**DESCRIPTION OF THE TASK**: Extract every line where the string "matplotlib" appears.

**SOURCE MATERIAL**:
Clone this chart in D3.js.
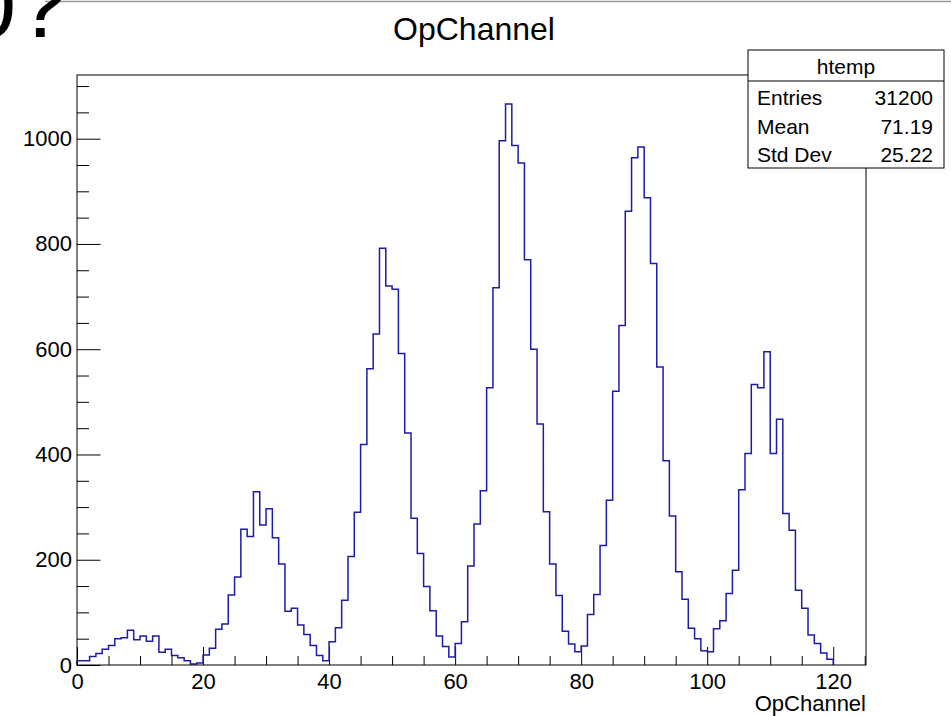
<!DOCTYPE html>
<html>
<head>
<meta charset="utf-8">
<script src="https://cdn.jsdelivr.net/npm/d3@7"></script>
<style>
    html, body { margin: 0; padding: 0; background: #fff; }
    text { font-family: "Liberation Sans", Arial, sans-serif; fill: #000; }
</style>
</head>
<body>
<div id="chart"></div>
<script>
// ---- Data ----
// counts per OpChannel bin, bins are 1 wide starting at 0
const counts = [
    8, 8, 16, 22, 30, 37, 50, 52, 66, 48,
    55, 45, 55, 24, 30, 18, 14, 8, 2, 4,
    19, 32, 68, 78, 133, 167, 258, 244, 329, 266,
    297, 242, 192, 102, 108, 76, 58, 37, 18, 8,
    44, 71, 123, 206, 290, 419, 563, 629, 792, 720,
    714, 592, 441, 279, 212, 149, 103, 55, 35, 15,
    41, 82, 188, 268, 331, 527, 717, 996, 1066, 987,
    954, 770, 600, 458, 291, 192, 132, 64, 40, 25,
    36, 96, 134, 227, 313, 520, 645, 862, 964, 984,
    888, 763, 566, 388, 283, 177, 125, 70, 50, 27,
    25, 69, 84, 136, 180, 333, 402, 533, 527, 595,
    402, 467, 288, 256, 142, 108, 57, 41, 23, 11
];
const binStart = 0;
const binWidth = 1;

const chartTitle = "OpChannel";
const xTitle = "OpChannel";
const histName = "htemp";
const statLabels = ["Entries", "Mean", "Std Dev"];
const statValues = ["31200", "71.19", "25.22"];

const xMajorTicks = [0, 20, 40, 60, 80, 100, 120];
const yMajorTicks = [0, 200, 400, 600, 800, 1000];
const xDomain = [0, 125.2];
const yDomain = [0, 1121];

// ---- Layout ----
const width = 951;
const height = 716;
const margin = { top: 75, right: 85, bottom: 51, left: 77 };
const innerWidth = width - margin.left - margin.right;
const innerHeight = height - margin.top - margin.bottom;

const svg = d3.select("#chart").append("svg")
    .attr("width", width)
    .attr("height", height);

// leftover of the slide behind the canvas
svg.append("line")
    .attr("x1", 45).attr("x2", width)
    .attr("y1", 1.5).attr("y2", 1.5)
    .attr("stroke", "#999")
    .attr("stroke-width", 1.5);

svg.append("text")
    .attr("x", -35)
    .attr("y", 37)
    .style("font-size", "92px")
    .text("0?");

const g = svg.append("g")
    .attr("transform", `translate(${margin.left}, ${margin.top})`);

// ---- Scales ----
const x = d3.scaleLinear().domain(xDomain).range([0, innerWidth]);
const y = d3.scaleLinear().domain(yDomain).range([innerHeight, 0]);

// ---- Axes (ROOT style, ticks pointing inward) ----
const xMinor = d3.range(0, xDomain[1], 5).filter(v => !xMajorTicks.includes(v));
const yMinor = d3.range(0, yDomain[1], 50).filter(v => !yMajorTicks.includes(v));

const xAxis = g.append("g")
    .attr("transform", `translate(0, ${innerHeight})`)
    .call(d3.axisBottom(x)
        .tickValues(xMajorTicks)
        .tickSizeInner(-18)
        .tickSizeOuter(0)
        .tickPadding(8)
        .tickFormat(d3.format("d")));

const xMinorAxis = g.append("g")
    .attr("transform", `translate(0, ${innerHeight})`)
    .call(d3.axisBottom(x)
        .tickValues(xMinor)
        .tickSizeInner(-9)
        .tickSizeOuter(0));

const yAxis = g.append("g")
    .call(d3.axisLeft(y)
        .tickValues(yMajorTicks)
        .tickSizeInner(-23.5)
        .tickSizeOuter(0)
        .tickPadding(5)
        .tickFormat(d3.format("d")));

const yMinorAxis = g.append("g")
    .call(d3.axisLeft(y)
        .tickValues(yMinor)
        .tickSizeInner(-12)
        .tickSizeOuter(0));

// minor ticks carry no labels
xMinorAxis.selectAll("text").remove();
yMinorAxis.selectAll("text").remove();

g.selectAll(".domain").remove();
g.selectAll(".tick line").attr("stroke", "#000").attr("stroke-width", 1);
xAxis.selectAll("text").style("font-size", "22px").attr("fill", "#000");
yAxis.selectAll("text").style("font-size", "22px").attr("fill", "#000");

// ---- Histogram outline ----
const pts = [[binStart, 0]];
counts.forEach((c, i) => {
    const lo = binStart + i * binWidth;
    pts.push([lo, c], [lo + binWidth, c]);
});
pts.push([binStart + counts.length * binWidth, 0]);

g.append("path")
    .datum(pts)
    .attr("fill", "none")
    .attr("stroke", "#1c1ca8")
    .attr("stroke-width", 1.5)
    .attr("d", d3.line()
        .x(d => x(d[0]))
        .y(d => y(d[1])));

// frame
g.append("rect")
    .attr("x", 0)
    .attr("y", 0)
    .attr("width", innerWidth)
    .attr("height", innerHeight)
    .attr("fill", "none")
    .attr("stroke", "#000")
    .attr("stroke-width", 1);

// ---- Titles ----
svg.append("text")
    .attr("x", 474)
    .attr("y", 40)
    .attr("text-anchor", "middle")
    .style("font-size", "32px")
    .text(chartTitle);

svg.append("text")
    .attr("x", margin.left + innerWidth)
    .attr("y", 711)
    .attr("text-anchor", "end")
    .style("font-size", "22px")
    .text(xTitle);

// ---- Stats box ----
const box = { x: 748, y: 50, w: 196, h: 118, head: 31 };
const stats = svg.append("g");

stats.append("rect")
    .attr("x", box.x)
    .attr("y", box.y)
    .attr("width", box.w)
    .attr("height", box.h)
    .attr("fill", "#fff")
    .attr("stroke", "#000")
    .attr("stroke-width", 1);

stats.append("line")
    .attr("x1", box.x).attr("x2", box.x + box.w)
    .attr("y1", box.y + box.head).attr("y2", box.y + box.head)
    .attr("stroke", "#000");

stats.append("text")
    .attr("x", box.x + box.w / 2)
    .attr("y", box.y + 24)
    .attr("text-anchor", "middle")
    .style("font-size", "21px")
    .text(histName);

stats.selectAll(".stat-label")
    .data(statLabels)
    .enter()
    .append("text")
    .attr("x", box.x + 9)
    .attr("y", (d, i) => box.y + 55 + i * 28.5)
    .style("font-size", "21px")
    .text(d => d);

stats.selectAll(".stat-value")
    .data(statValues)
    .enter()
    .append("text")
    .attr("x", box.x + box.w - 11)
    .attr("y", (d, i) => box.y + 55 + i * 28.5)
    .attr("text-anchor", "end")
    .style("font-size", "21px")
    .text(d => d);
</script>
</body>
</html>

==

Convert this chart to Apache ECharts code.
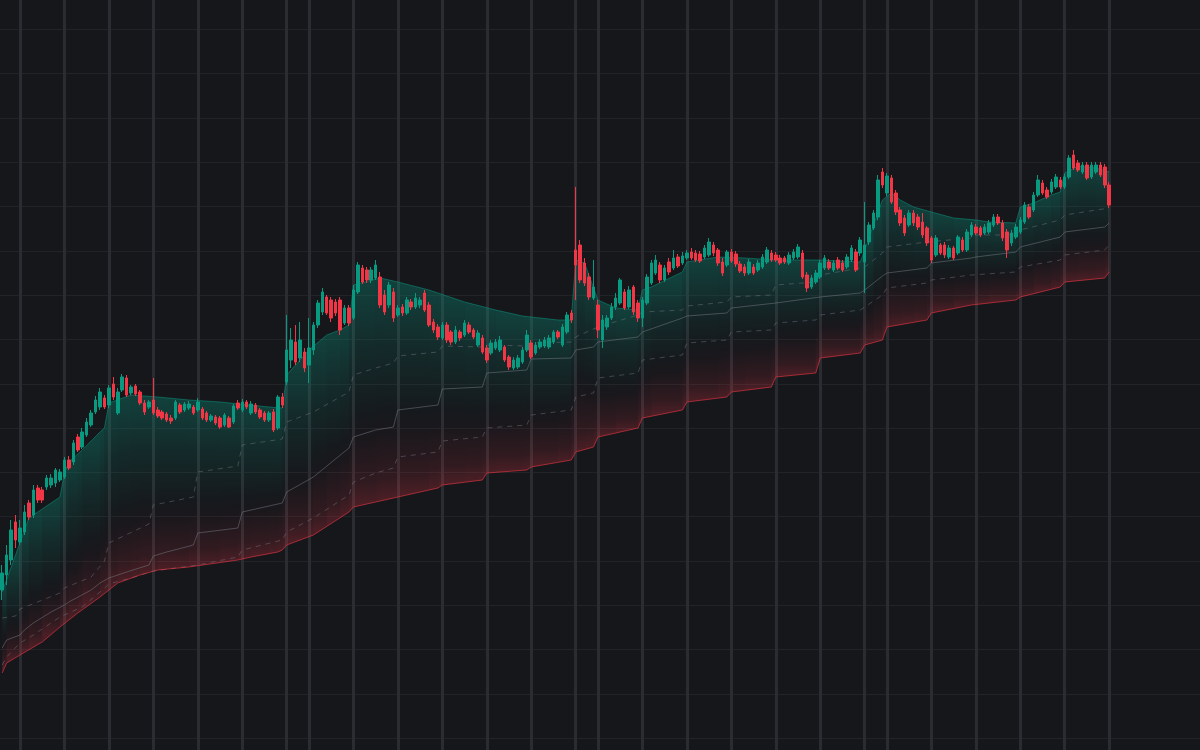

...

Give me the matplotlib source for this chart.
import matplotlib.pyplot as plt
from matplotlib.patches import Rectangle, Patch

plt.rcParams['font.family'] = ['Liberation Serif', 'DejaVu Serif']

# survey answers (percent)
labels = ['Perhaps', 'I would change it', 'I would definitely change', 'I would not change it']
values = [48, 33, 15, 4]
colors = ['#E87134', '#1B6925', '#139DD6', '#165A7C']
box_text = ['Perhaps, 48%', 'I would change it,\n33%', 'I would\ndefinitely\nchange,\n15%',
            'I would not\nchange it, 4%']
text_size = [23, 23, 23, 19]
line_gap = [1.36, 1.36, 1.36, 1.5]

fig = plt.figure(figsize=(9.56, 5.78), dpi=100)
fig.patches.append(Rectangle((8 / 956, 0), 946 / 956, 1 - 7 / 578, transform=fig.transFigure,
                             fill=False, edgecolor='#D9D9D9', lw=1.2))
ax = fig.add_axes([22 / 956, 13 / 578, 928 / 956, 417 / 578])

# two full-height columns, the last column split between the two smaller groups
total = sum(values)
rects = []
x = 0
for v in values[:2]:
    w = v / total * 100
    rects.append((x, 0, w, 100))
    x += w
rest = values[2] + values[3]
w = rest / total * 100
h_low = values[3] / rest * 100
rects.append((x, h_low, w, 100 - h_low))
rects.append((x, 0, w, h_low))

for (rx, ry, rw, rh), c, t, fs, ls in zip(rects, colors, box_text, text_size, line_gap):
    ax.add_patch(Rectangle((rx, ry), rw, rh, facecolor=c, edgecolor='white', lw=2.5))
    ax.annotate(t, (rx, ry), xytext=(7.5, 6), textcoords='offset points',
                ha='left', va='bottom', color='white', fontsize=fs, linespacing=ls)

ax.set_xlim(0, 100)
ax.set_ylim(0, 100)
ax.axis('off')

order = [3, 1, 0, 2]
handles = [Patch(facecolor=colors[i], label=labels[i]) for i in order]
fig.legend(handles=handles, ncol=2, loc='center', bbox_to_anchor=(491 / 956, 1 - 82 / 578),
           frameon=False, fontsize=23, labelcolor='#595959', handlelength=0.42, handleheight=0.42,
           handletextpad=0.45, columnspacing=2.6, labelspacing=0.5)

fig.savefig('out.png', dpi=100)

**TASK OUTPUT**:
Give me the matplotlib source for this chart.
import matplotlib.pyplot as plt
from matplotlib.patches import Rectangle, Patch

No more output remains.